By Michael Eilers
Arizona Daily Wildcat
Occasionally an artist comes along who doesn't just present a unique vision, but crafts an entire imaginary world. Arthur Tress's "Wurlitzer Trilogy" defines and explores a mythical realm which mirrors our own, yet pushes past the stale boundaries of everyday discussion, into a metaphysical world. Tess himself will be here this Friday to discuss the exhibit, and, unfortunately, to preside over its closing. Exhibited during the summer months, his installation will be packed away by Sunday, making this the last chance to experience a truly remarkable and innovative project.
Combining the talents of a photographer, sculptor, illustrator, and with a wry political sense, Tress assembles garage-sale junk and 50's-era advertisements into incisive, insightful photographs. His small, vibrant prints are packed with detail and a telling irony, placing the tacky relics of a consumer culture into a mythological context. Telling a story with photographs and words, the trilogy uses vastly different techniques to sift through a semi-autobiographical record of a man's journey through crisis toward revelation. Along the way, many of the precepts and pretensions of our developing society are subject to Tress' biting wit.
The first section of the trilogy, Tea Pot Opera, is a miniature theater of the absurd, featuring a Victorian stage populated by "chatkas," kitchy junk sculptures, ornaments, and icons from American culture in the Postwar years from 1940-50. Marked by bright colors and forced optimism, these relics become performers in a mythical tale of self-discovery.
Each photograph is accompanied by descriptive phrases, telling the tale of a seeker who looks too far and finds nothing, only to discover that looking inward was the proper course. Told as an epic, the opera has elements of the great mythical journeys of Orpheus, Odysseus, and Icarus.
Dragging these kitsch objects into a mythological context has a dual effect. The shallow, tinpot optimism of the postwar years is completely exposed by Tress's unblinking eye, in brightly-lit photographs that parade the cheap artifacts of a bygone era.
Trapped on a claustrophobic stage that is the setting for every picture, hundreds of objects participate in a slow metamorphosis that exemplifies the ideology of that era: the enthusiastic embrace of technology, boundless optimism, and a lurking desire for conformity.
The absurd context, chatka as metaphor, also helps to free the viewer from any preconceived judgment, and adds humor and lightness to a weighty subject. These tiny photographs are dense, detailed, and utterly unique.
Fish Tank Sonata is the second part of the trilogy, and uses a similar vehicle, a confined setting, to a very different effect. A cast-iron fish tank becomes the stage, as a similar parade of ceramic figurines and art-glass bottles act out a second tale. This time the theme is an ecological one, as an unsuccessful fisherman meets a magical fish, who takes him on a journey to the bottom of the sea. Far from the bright cynicism of Tea Pot Opera, the cool colors and somber imagery invoke a meditative air.

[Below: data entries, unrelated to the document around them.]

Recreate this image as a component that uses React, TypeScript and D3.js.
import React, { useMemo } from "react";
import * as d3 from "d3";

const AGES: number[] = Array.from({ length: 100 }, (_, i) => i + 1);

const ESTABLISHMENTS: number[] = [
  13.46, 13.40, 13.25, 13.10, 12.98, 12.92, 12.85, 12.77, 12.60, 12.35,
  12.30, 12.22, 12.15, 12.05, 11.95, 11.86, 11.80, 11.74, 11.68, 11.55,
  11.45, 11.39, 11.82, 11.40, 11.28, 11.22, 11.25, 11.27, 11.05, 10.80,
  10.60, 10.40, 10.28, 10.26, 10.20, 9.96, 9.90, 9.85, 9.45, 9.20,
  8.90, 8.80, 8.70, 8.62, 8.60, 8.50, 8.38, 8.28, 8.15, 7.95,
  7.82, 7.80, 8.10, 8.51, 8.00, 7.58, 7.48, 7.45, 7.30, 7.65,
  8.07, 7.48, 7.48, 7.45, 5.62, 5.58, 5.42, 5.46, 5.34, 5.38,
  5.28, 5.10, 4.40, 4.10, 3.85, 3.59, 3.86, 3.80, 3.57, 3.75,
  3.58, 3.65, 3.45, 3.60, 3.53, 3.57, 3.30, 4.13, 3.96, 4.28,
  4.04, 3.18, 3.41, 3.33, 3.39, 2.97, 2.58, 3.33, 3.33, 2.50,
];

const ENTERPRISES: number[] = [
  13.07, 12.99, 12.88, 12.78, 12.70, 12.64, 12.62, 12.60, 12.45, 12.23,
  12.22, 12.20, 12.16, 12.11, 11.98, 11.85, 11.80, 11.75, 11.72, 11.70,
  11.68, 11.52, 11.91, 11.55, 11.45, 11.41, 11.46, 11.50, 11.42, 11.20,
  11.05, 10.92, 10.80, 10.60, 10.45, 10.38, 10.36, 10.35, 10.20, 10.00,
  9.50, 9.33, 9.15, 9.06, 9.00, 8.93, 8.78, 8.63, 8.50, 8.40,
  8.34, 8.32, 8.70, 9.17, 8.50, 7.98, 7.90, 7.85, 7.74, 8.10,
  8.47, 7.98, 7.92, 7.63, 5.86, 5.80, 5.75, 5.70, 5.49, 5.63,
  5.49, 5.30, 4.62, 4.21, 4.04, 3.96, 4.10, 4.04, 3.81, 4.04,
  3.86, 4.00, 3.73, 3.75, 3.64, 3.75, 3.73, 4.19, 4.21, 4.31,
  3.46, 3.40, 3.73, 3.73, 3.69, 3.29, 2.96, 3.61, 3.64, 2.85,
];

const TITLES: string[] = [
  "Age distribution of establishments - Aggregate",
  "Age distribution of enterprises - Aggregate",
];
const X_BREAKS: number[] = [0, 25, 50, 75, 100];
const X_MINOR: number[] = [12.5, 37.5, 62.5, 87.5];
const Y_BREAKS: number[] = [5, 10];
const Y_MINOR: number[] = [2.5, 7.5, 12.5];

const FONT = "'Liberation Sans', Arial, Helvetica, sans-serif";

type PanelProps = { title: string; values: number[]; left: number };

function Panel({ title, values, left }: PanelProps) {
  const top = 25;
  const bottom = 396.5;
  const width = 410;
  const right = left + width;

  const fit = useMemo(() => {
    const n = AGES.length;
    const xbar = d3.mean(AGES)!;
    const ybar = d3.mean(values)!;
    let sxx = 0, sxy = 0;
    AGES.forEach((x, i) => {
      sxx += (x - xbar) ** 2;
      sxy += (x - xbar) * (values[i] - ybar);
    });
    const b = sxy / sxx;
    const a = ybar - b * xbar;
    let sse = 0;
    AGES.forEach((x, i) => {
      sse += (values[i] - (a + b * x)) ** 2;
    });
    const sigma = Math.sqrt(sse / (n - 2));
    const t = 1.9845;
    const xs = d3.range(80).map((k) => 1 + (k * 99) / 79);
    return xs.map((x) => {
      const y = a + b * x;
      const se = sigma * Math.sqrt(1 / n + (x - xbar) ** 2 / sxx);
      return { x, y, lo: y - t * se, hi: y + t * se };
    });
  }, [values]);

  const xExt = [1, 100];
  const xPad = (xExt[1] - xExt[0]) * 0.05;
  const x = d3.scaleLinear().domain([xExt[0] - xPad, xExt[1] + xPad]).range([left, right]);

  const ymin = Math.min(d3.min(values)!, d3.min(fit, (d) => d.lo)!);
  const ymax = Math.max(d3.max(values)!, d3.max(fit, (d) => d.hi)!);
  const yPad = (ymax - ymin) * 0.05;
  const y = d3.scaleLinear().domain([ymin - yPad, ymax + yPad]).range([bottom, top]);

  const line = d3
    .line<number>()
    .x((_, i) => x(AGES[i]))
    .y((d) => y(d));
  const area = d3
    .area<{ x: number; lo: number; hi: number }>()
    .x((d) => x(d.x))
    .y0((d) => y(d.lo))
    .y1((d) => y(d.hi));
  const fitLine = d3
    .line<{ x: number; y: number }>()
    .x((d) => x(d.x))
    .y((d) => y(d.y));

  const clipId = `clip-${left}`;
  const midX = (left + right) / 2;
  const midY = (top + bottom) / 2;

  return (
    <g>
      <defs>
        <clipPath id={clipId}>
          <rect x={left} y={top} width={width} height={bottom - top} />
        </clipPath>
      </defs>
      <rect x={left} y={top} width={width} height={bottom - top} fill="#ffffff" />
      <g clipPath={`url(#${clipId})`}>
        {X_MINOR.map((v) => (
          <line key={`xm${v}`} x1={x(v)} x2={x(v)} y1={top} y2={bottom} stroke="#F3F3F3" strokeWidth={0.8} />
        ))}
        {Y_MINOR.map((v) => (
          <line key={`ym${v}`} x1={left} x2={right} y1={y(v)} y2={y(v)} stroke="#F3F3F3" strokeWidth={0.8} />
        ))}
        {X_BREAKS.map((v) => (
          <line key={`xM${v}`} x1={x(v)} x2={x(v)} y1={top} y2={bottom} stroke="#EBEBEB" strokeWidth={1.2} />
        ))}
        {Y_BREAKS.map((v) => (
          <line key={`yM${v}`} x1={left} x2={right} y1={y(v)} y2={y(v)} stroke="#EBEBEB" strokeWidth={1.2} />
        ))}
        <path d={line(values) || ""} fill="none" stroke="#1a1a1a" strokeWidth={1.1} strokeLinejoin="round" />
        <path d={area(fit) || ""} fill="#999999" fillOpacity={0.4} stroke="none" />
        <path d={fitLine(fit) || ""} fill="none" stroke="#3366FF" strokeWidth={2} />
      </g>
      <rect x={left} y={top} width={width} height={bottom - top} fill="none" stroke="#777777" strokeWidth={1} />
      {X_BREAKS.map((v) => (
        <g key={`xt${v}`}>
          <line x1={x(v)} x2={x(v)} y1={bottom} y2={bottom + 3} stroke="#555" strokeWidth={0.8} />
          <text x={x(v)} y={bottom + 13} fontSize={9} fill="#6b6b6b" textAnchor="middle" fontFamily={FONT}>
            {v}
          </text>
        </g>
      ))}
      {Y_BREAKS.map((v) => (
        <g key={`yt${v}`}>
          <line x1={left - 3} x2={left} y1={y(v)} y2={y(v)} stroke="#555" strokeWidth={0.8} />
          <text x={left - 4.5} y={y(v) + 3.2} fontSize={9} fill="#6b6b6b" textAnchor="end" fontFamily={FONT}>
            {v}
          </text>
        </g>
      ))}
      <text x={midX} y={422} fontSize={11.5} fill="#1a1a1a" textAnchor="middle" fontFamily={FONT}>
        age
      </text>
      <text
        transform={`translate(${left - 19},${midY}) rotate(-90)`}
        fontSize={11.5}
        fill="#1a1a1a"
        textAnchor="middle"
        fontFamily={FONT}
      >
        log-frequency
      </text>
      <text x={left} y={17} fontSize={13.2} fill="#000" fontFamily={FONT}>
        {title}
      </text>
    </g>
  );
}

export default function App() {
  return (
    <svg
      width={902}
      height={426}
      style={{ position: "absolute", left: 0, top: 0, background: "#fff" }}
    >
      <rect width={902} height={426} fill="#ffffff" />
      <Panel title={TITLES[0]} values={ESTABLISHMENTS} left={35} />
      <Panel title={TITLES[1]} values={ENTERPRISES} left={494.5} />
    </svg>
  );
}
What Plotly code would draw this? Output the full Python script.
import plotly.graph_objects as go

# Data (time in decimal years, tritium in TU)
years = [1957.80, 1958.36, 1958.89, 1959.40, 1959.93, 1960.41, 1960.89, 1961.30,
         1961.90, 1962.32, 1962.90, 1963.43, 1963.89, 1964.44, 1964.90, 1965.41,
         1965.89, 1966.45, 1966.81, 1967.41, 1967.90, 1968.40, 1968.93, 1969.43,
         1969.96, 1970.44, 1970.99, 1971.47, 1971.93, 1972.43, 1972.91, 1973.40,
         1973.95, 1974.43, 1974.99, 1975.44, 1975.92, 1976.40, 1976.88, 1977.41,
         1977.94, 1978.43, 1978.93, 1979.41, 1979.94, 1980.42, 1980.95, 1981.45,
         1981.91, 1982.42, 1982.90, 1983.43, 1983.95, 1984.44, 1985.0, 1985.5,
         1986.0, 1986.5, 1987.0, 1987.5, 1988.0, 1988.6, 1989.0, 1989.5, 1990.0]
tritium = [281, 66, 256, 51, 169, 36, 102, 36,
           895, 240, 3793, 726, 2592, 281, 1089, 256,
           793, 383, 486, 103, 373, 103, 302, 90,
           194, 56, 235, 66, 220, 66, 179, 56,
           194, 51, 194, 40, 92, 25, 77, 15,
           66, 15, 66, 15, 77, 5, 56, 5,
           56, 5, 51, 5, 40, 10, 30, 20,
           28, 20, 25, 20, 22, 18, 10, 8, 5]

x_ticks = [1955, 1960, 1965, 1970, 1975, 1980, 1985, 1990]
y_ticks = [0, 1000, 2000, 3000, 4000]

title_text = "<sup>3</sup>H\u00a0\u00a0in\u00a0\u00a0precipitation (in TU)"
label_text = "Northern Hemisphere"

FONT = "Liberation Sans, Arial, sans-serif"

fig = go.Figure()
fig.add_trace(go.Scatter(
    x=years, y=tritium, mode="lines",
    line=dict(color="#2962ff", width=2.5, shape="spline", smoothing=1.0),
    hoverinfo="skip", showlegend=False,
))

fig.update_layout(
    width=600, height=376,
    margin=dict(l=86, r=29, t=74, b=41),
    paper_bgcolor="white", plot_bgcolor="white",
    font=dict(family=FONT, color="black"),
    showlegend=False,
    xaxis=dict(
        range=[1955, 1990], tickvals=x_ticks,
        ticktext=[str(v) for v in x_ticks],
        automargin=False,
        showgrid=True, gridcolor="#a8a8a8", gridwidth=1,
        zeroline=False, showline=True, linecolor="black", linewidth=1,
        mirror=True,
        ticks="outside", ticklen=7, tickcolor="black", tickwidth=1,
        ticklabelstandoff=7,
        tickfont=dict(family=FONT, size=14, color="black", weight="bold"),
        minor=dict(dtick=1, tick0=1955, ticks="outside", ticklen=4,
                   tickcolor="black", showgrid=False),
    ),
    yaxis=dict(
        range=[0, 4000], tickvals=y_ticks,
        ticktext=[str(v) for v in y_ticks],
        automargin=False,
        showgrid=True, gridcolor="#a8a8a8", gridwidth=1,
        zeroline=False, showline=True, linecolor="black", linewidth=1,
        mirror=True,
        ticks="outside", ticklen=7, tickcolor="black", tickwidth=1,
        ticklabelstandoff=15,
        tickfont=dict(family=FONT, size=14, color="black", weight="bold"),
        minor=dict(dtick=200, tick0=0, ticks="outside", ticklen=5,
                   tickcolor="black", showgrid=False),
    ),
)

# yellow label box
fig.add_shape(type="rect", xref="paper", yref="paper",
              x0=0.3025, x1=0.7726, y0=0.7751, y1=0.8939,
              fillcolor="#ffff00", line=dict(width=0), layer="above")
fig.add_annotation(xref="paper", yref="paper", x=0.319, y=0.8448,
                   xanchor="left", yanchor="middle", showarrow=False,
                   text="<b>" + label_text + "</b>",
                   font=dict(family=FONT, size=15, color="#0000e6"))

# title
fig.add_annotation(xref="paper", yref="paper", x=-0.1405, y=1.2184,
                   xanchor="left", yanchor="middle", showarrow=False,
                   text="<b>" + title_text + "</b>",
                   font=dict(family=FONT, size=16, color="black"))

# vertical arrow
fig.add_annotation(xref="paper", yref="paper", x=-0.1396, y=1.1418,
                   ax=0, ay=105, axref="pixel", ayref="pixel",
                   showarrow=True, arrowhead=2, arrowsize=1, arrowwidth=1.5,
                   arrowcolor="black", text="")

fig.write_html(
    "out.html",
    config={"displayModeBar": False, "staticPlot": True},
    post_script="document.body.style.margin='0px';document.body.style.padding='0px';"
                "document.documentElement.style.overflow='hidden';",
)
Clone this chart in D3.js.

Deceptively simple, these photographs, accompanied by charming pieces of verse, aggressively explore the impact of humans upon the environment, as well as how such destruction does spiritual and emotional harm to humankind. Shot in the outdoors at dozens of locations, many of these photographs could stand alone as master examples of the craft; when combined into a coherent tale, the effect is magical.
The final and most spectacular installment is Requiem for a Paperweight, the story of one man's struggle through corporate America, and the parallel struggle of human society as it attempts to assimilate into a technological culture. The 96 photos, staged as panels of 6 by 6, are fantastic examples of an arcane craft. Colored gels, glass, objects and transparencies are arranged into bizarre, colorful dioramas reminiscent of computer-generated works, then photographed. The resulting compositions have a hyperreal, almost hallucinatory blend of brilliant color and everyday objects, stripping away contexts and allowing Tress' vision to shine through. Snippets of 50's advertisements, photographs, and textbook art provide ironic comments on the increasing mechanization of our culture, and the controlling presence of the implacable marketplace. The principal character travels through an increasingly stifling and stigmatized world toward an epiphany, which may be, according to Tress, "a visual journey into the realms of the inner spaces of the mind."
This may be the last time for a long while that Tress' complete trilogy is available to the public. Combined with the opportunity to hear Tress himself comment on the exhibit, there are many reasons to see this innovative, insightful exhibit before it closesŸperhaps forever.
The Wurlitzer Trilogy is showing in the Center for Creative Photography, in the Ansel Adams gallery, from 11 a.m. to 5 p.m., closed Saturdays. Arthur Tress' lecture will be held Friday from 5 to 7 p.m. at the gallery.